- **TASK DESCRIPTION**
Restate the whole of the material. Keep every word, and drop the pictures.

- **DATA PROVIDED**
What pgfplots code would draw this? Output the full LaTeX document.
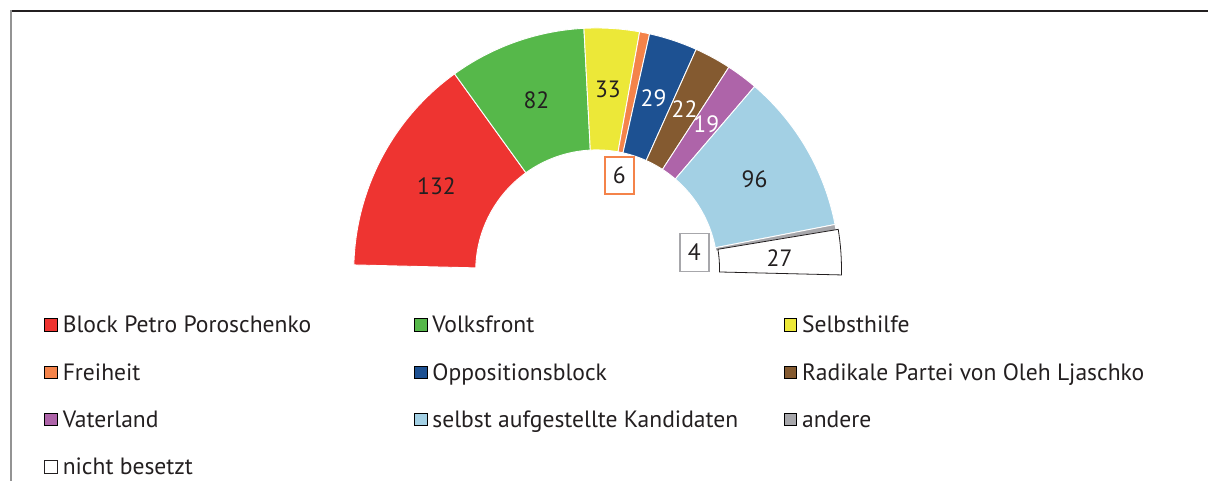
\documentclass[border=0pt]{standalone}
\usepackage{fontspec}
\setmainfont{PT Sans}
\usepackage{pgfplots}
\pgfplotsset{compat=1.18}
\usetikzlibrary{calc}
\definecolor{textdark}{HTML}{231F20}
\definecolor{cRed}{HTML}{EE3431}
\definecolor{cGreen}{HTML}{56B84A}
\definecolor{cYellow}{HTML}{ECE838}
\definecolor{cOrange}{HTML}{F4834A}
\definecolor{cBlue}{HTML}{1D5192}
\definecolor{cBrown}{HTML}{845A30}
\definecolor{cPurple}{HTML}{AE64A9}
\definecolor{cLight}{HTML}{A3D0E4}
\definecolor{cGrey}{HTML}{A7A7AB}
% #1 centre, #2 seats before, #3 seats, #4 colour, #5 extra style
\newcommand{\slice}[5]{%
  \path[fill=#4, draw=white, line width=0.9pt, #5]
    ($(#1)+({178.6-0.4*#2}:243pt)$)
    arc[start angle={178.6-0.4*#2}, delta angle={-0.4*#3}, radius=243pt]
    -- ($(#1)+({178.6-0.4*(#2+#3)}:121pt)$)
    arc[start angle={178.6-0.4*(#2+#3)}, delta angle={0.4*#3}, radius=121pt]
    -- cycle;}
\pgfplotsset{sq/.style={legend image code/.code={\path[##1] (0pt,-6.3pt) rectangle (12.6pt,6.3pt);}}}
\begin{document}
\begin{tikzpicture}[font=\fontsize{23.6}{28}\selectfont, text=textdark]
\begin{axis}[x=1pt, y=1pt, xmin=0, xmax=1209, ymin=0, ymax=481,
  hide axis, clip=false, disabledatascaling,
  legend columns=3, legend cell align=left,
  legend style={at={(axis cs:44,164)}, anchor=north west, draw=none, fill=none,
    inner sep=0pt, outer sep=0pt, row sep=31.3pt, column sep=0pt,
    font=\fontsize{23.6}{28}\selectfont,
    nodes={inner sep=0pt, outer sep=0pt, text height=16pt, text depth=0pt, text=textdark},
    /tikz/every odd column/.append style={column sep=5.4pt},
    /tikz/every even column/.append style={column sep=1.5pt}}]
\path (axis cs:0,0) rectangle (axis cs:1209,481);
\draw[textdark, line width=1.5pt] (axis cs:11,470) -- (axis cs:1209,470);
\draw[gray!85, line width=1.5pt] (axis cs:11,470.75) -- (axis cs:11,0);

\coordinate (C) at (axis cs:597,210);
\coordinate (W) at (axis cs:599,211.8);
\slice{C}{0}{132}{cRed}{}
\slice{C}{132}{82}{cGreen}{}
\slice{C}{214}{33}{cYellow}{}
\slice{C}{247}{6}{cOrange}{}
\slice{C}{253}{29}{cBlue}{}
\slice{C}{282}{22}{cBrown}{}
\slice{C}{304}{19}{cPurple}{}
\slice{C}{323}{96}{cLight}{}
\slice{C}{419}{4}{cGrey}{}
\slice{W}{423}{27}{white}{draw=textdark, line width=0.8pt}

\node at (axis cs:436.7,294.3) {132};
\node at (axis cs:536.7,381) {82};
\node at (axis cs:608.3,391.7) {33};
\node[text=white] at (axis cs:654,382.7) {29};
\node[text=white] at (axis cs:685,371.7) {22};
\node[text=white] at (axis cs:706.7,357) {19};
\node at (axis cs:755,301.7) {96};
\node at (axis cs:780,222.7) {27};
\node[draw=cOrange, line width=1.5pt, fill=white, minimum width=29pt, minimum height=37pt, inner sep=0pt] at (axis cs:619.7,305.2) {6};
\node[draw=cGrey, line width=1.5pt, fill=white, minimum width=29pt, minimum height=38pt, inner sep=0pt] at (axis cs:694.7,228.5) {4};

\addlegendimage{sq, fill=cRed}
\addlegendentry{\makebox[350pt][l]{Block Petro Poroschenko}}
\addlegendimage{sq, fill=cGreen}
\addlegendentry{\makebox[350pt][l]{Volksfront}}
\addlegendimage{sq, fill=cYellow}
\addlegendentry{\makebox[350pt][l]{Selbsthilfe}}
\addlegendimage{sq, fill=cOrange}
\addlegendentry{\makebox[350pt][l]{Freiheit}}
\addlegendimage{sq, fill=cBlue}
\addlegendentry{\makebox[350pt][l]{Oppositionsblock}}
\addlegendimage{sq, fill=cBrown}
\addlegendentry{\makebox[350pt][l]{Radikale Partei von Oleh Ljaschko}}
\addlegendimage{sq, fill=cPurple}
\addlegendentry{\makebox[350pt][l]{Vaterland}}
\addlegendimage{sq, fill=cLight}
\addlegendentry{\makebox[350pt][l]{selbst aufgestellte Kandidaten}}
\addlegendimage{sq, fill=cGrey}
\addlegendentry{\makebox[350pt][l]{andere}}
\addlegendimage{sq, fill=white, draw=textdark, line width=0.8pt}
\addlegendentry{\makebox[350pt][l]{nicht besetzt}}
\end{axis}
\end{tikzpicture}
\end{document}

- **FINAL RESULT**
What pgfplots code would draw this? Output the full LaTeX document.
\documentclass[border=0pt]{standalone}
\usepackage{fontspec}
\setmainfont{PT Sans}
\usepackage{pgfplots}
\pgfplotsset{compat=1.18}
\usetikzlibrary{calc}
\definecolor{textdark}{HTML}{231F20}
\definecolor{cRed}{HTML}{EE3431}
\definecolor{cGreen}{HTML}{56B84A}
\definecolor{cYellow}{HTML}{ECE838}
\definecolor{cOrange}{HTML}{F4834A}
\definecolor{cBlue}{HTML}{1D5192}
\definecolor{cBrown}{HTML}{845A30}
\definecolor{cPurple}{HTML}{AE64A9}
\definecolor{cLight}{HTML}{A3D0E4}
\definecolor{cGrey}{HTML}{A7A7AB}
% #1 centre, #2 seats before, #3 seats, #4 colour, #5 extra style
\newcommand{\slice}[5]{%
  \path[fill=#4, draw=white, line width=0.9pt, #5]
    ($(#1)+({178.6-0.4*#2}:243pt)$)
    arc[start angle={178.6-0.4*#2}, delta angle={-0.4*#3}, radius=243pt]
    -- ($(#1)+({178.6-0.4*(#2+#3)}:121pt)$)
    arc[start angle={178.6-0.4*(#2+#3)}, delta angle={0.4*#3}, radius=121pt]
    -- cycle;}
\pgfplotsset{sq/.style={legend image code/.code={\path[##1] (0pt,-6.3pt) rectangle (12.6pt,6.3pt);}}}
\begin{document}
\begin{tikzpicture}[font=\fontsize{23.6}{28}\selectfont, text=textdark]
\begin{axis}[x=1pt, y=1pt, xmin=0, xmax=1209, ymin=0, ymax=481,
  hide axis, clip=false, disabledatascaling,
  legend columns=3, legend cell align=left,
  legend style={at={(axis cs:44,164)}, anchor=north west, draw=none, fill=none,
    inner sep=0pt, outer sep=0pt, row sep=31.3pt, column sep=0pt,
    font=\fontsize{23.6}{28}\selectfont,
    nodes={inner sep=0pt, outer sep=0pt, text height=16pt, text depth=0pt, text=textdark},
    /tikz/every odd column/.append style={column sep=5.4pt},
    /tikz/every even column/.append style={column sep=1.5pt}}]
\path (axis cs:0,0) rectangle (axis cs:1209,481);
\draw[textdark, line width=1.5pt] (axis cs:11,470) -- (axis cs:1209,470);
\draw[gray!85, line width=1.5pt] (axis cs:11,470.75) -- (axis cs:11,0);

\coordinate (C) at (axis cs:597,210);
\coordinate (W) at (axis cs:599,211.8);
\slice{C}{0}{132}{cRed}{}
\slice{C}{132}{82}{cGreen}{}
\slice{C}{214}{33}{cYellow}{}
\slice{C}{247}{6}{cOrange}{}
\slice{C}{253}{29}{cBlue}{}
\slice{C}{282}{22}{cBrown}{}
\slice{C}{304}{19}{cPurple}{}
\slice{C}{323}{96}{cLight}{}
\slice{C}{419}{4}{cGrey}{}
\slice{W}{423}{27}{white}{draw=textdark, line width=0.8pt}

\node at (axis cs:436.7,294.3) {132};
\node at (axis cs:536.7,381) {82};
\node at (axis cs:608.3,391.7) {33};
\node[text=white] at (axis cs:654,382.7) {29};
\node[text=white] at (axis cs:685,371.7) {22};
\node[text=white] at (axis cs:706.7,357) {19};
\node at (axis cs:755,301.7) {96};
\node at (axis cs:780,222.7) {27};
\node[draw=cOrange, line width=1.5pt, fill=white, minimum width=29pt, minimum height=37pt, inner sep=0pt] at (axis cs:619.7,305.2) {6};
\node[draw=cGrey, line width=1.5pt, fill=white, minimum width=29pt, minimum height=38pt, inner sep=0pt] at (axis cs:694.7,228.5) {4};

\addlegendimage{sq, fill=cRed}
\addlegendentry{\makebox[350pt][l]{Block Petro Poroschenko}}
\addlegendimage{sq, fill=cGreen}
\addlegendentry{\makebox[350pt][l]{Volksfront}}
\addlegendimage{sq, fill=cYellow}
\addlegendentry{\makebox[350pt][l]{Selbsthilfe}}
\addlegendimage{sq, fill=cOrange}
\addlegendentry{\makebox[350pt][l]{Freiheit}}
\addlegendimage{sq, fill=cBlue}
\addlegendentry{\makebox[350pt][l]{Oppositionsblock}}
\addlegendimage{sq, fill=cBrown}
\addlegendentry{\makebox[350pt][l]{Radikale Partei von Oleh Ljaschko}}
\addlegendimage{sq, fill=cPurple}
\addlegendentry{\makebox[350pt][l]{Vaterland}}
\addlegendimage{sq, fill=cLight}
\addlegendentry{\makebox[350pt][l]{selbst aufgestellte Kandidaten}}
\addlegendimage{sq, fill=cGrey}
\addlegendentry{\makebox[350pt][l]{andere}}
\addlegendimage{sq, fill=white, draw=textdark, line width=0.8pt}
\addlegendentry{\makebox[350pt][l]{nicht besetzt}}
\end{axis}
\end{tikzpicture}
\end{document}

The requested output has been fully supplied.